TASK STATEMENT:
Quote from the first line below through the line that contains "ttFemaleRangeOut, ttMaleCoreOut, ttFemaleCoreOut];", both included, and leave the pictures out.
***
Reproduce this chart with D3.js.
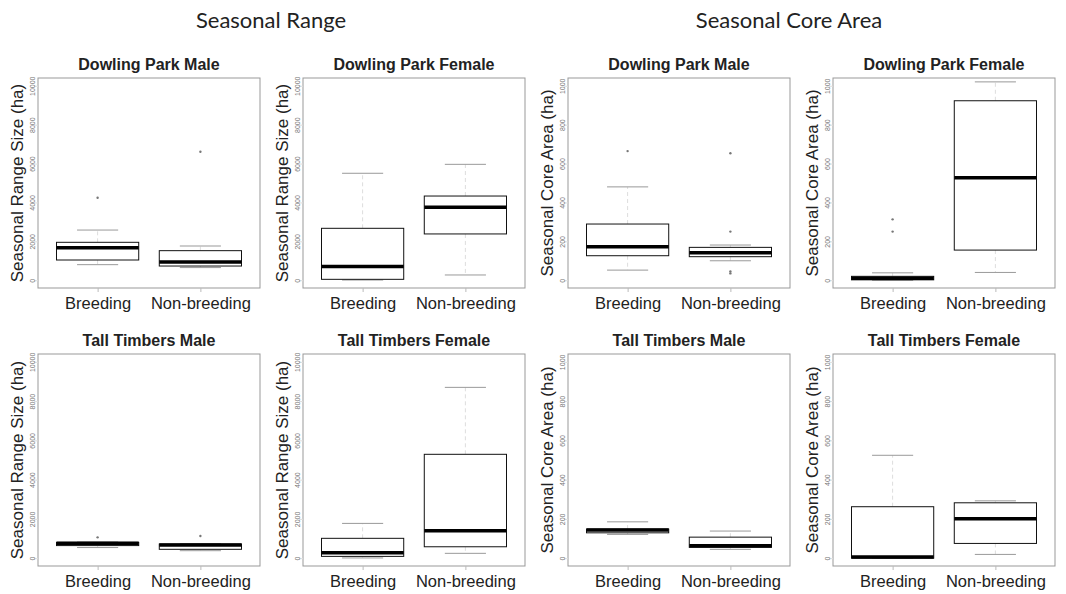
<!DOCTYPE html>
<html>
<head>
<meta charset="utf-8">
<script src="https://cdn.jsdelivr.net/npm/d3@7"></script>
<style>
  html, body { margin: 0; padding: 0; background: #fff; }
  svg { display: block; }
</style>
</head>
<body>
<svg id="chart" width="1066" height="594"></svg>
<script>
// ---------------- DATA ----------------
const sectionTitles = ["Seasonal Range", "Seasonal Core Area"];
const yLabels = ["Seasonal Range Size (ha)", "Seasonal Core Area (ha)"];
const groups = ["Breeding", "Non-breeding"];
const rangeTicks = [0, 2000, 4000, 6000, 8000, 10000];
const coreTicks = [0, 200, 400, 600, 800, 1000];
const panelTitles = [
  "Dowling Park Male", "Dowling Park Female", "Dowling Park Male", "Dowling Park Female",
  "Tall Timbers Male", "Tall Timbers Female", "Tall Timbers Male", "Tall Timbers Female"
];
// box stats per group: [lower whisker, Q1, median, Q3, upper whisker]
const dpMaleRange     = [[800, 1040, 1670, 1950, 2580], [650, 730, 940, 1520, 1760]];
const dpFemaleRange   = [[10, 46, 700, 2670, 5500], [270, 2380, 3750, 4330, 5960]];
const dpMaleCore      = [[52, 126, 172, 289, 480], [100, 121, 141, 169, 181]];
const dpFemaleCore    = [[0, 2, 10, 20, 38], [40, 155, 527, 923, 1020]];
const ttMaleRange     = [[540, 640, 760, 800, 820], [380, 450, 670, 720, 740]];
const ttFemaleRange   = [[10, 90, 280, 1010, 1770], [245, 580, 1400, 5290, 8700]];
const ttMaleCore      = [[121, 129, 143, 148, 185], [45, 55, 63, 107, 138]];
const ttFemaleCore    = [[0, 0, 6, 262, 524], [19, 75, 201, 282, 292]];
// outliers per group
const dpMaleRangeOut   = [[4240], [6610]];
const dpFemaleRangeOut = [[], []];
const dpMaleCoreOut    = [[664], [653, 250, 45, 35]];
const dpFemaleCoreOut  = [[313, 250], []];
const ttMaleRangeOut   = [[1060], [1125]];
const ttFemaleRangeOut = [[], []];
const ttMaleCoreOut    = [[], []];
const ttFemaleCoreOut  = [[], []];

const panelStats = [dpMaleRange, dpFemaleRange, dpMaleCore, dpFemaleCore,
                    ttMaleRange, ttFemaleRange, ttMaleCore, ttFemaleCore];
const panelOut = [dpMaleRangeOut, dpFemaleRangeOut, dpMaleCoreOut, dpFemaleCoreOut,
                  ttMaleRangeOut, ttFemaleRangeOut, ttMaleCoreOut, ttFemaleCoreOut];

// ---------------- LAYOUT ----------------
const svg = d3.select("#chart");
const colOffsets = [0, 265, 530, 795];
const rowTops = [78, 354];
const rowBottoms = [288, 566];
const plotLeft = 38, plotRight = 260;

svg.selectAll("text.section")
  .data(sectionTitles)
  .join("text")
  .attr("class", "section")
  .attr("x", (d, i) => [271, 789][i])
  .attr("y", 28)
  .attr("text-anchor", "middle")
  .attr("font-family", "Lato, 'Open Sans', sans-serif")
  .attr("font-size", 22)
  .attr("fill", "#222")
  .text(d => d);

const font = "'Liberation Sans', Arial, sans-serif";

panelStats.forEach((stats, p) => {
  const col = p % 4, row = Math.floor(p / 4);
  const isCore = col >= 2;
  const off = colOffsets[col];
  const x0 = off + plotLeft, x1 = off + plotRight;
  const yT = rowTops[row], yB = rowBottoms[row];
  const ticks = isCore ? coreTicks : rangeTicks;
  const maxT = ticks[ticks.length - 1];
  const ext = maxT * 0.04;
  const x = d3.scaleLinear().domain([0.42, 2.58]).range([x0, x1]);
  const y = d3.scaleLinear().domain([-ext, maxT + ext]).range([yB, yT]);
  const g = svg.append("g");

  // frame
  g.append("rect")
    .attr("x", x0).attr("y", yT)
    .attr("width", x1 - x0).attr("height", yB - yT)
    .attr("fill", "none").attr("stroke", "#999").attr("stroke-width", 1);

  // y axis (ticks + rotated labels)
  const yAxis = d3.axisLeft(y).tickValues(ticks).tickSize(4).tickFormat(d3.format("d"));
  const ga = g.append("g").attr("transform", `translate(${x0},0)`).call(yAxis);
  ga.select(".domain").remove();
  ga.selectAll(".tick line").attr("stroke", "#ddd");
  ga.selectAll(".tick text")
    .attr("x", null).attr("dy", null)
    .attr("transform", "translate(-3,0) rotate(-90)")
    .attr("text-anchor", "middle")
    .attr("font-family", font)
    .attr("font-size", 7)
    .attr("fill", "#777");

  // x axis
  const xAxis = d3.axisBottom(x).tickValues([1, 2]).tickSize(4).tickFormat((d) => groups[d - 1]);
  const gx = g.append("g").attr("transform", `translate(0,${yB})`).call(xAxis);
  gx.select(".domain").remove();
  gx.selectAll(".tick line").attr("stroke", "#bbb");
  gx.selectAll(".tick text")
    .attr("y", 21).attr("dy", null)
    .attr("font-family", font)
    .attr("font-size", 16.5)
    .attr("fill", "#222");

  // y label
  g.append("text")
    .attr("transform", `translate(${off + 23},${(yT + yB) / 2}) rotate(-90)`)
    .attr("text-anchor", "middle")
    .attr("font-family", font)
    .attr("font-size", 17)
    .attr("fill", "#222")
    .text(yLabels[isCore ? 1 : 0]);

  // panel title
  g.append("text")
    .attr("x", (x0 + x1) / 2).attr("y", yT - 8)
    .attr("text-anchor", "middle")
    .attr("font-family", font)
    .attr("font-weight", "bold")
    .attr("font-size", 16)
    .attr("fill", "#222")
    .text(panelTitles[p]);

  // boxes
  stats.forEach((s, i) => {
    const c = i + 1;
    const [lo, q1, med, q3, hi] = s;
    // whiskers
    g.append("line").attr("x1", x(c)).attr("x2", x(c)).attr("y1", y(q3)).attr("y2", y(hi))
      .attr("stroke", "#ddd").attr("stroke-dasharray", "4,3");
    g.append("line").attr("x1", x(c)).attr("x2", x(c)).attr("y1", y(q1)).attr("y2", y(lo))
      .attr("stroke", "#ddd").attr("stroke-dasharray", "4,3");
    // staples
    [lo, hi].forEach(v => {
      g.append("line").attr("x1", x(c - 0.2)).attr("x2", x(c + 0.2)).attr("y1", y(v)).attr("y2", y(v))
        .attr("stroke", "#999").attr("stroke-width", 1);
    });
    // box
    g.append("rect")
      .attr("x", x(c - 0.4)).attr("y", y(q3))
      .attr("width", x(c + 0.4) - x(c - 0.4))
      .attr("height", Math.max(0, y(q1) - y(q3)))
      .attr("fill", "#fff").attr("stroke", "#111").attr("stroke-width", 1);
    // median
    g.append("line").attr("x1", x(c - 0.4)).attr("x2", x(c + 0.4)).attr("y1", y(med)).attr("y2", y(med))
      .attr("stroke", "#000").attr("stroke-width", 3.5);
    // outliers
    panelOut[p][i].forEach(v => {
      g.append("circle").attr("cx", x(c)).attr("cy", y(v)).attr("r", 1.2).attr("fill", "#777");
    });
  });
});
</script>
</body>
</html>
***
RIGHT ANSWER:
Reproduce this chart with D3.js.
<!DOCTYPE html>
<html>
<head>
<meta charset="utf-8">
<script src="https://cdn.jsdelivr.net/npm/d3@7"></script>
<style>
  html, body { margin: 0; padding: 0; background: #fff; }
  svg { display: block; }
</style>
</head>
<body>
<svg id="chart" width="1066" height="594"></svg>
<script>
// ---------------- DATA ----------------
const sectionTitles = ["Seasonal Range", "Seasonal Core Area"];
const yLabels = ["Seasonal Range Size (ha)", "Seasonal Core Area (ha)"];
const groups = ["Breeding", "Non-breeding"];
const rangeTicks = [0, 2000, 4000, 6000, 8000, 10000];
const coreTicks = [0, 200, 400, 600, 800, 1000];
const panelTitles = [
  "Dowling Park Male", "Dowling Park Female", "Dowling Park Male", "Dowling Park Female",
  "Tall Timbers Male", "Tall Timbers Female", "Tall Timbers Male", "Tall Timbers Female"
];
// box stats per group: [lower whisker, Q1, median, Q3, upper whisker]
const dpMaleRange     = [[800, 1040, 1670, 1950, 2580], [650, 730, 940, 1520, 1760]];
const dpFemaleRange   = [[10, 46, 700, 2670, 5500], [270, 2380, 3750, 4330, 5960]];
const dpMaleCore      = [[52, 126, 172, 289, 480], [100, 121, 141, 169, 181]];
const dpFemaleCore    = [[0, 2, 10, 20, 38], [40, 155, 527, 923, 1020]];
const ttMaleRange     = [[540, 640, 760, 800, 820], [380, 450, 670, 720, 740]];
const ttFemaleRange   = [[10, 90, 280, 1010, 1770], [245, 580, 1400, 5290, 8700]];
const ttMaleCore      = [[121, 129, 143, 148, 185], [45, 55, 63, 107, 138]];
const ttFemaleCore    = [[0, 0, 6, 262, 524], [19, 75, 201, 282, 292]];
// outliers per group
const dpMaleRangeOut   = [[4240], [6610]];
const dpFemaleRangeOut = [[], []];
const dpMaleCoreOut    = [[664], [653, 250, 45, 35]];
const dpFemaleCoreOut  = [[313, 250], []];
const ttMaleRangeOut   = [[1060], [1125]];
const ttFemaleRangeOut = [[], []];
const ttMaleCoreOut    = [[], []];
const ttFemaleCoreOut  = [[], []];

const panelStats = [dpMaleRange, dpFemaleRange, dpMaleCore, dpFemaleCore,
                    ttMaleRange, ttFemaleRange, ttMaleCore, ttFemaleCore];
const panelOut = [dpMaleRangeOut, dpFemaleRangeOut, dpMaleCoreOut, dpFemaleCoreOut,
                  ttMaleRangeOut, ttFemaleRangeOut, ttMaleCoreOut, ttFemaleCoreOut];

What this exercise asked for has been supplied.